Jo’burg has a reputation problem. But South Africa’s biggest city is finally beginning to break free from the chains of its troubled past, and parts – like the arty Maboneng quarter – have rooted themselves as exciting cultural hubs. New clusters of forward-thinking museums, galleries and shops are set to emerge in 2015, though better-known attractions like Constitution Hill and the poignant Apartheid Museum should still be on the to-do list of any first-time visitor.
Founded by the Phoenicians, the ancient city of Málaga has far more to offer than the usual Spanish cocktail of sun, sea and sangria – though all of those things are still in plentiful supply. In 2015, a cube-shaped building on the quay will swing open its doors as an offshoot of the Centre Pompidou in Paris, featuring works by Málaga-born Pablo Picasso. Other projects signalling Málaga’s cultural revival include a new museum of Russian art, set to light up a former tobacco factory, and the continued development of mural-daubed Soho, which attracts trailblazing street artists.
A decade on from the devastation of Hurricane Katrina, New Orleans is back. Not just as a tourist destination, but as one of the world’s most exciting places for food and music. There are now more than 1400 restaurants in the city – that’s double the amount before the hurricane rolled in – and NOLA’s music scene is back in the swing of things, most audibly in the Upper Ninth Ward’s brightly painted Musician’s Village, purpose-built to rehouse performers who were displaced by the storm.
Cheap, cool and crazy about techno, Berlin has long been the go-to European city for wide-eyed night owls. But Hamburg, around half Berlin’s size, also has a whopper of a party scene. Steer clear of sleazy, neon-lit Reeperbahn (a street known locally as the “most sinful mile”) and you’ll find countless kitschy bars, boozy beer gardens and wild rock venues, plus throbbing, Berlin-style dance clubs housed in old factories. Our tip? Allow an extra day or two at the end of your trip to catch up on sleep.
Once the capital of Oman (that title now goes to Muscat), Nizwa’s historical importance shouldn’t be underestimated. This was the sultanate’s capital for more than 1000 years, attracting artists, scholars and traders from across the region. And in 2015, when Nizwa takes over from Sharjah as the Islamic Capital of Culture, its history and future will be celebrated with a series of events across the city.
Big-budget films helped bring tourists to New Zealand and now Wellington, which celebrates 150 years as the country’s capital in 2015, is giving visitors plenty of reasons to stick around. There’s a real buzz about the city’s café scene and smart new craft-beer bars are bubbling up across the city. Be sure to check out Te Papa (the New Zealand National Museum), which is packed with treasures from across the Pacific. Highlights include the elaborate feather cloak that was given to the English explorer James Cook in Hawaii.

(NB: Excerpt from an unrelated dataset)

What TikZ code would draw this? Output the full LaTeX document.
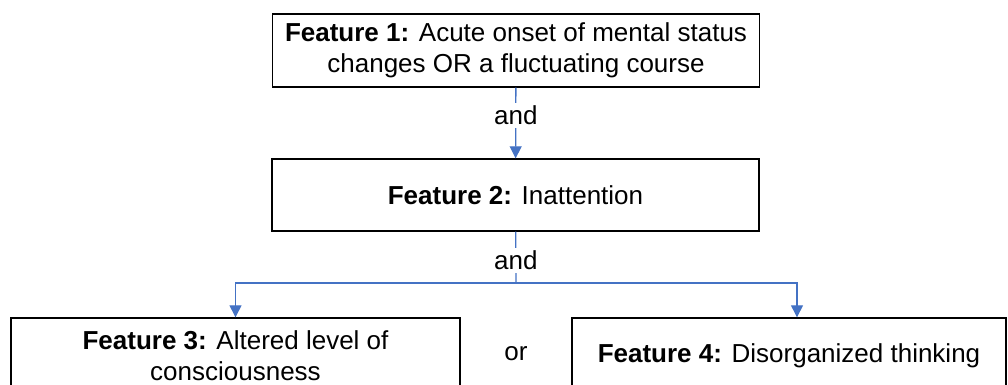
\documentclass[tikz,border=0pt]{standalone}
\usepackage{fontspec}
\setmainfont{Liberation Sans}
\usepackage{tikz}
\usetikzlibrary{arrows.meta,positioning}
\definecolor{linkblue}{HTML}{4472C4}

\begin{document}
\begin{tikzpicture}[x=1pt,y=-1pt,
  feature/.style={draw,line width=1.4pt,minimum height=76pt,inner sep=0pt,
    align=center,font=\fontsize{26}{31}\selectfont},
  link/.style={draw=linkblue,line width=1.3pt},
  arr/.style={link,-{Triangle[length=12pt,width=12pt]}},
  word/.style={fill=white,inner sep=3pt,font=\fontsize{26}{31}\selectfont}]
               \useasboundingbox (0,0) rectangle (1008,385);
               \node[feature, minimum width=487pt, minimum height=73pt] (f1) at (516,50.5)
                    {\textbf{Feature 1:} Acute onset of mental status\\changes OR a fluctuating course};
               \node[feature, minimum width=487pt, minimum height=72pt] (f2) at (515.5,195)
                    {\textbf{Feature 2:} Inattention};
               \node[feature, minimum width=449pt] (f3) at (235.5,356)
                    {\textbf{Feature 3:} Altered level of\\consciousness};
               \node[feature, minimum width=434pt] (f4) at (789,356)
                    {\textbf{Feature 4:} Disorganized thinking};
               \node[word] (or) at (516,354) {or};
               \coordinate (split) at (516,283);
		\path[arr] (f1) -- node[word, pos=0.39] {and} (f2);
		\path[link] (f2) -- node[word, pos=0.56] {and} (split);
		\path[arr] (split) -| (f3.north);
		\path[arr] (split) -| ([xshift=8pt]f4.north);
            \end{tikzpicture}
\end{document}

Easily squeezed into an overland tour of Europe and small enough to explore on foot, Belgrade is changing fast. Long-neglected neighbourhoods like Savamala are being redrawn as artists’ hangouts, while slick bars and clubs pop up in dilapidated, box-like buildings – hangovers from Serbia’s war-torn past. Another reason to go: the ten-hour train ride connecting Belgrade with Podgorica, in Montenegro, is spectacularly scenic.
Stretching out beneath the scorched peaks of the Andes, sunny Salta is the definition of a pretty Argentinian city. Colonial-era church spires pierce the sky, palm trees edge the plazas and the foot-stomping sound of Andean folk music floods out from boisterous peña clubs. When you’ve had your fill of art, music and history, head out to explore the cacti-spiked deserts, or the high but fertile vineyards just a few hours south, which produce some of the country’s best wines.
Midway between two of England’s big cultural powerhouses – London and Liverpool – Birmingham has often missed out on its share of the limelight. Creative hotspots are beginning to emerge in the urban sprawl, however, like the old industrial district of Digbeth, where vintage shops and street food stalls have begun to appear in and around the old Victorian buildings. Head to the old Bird’s Custard Factory for vintage kilo sales and live music performances. Plus with Birmingham New Street station reopening in 2015 after a much-needed renovation, this year is the ideal time to make a trip.
The days of tourist-free streets might be over but it’s not too late to discover Myanmar. Steamy Yangon, with its golden pagodas, red-robed monks and fin de siècle architecture, is as tantalisingly exotic as ever. Armed with the first-ever Rough Guide to Myanmar, which comes out in February 2015, you’ll have no trouble exploring beyond the city – including the untouched beaches of the Tanintharyi Division, only recently opened to tourists.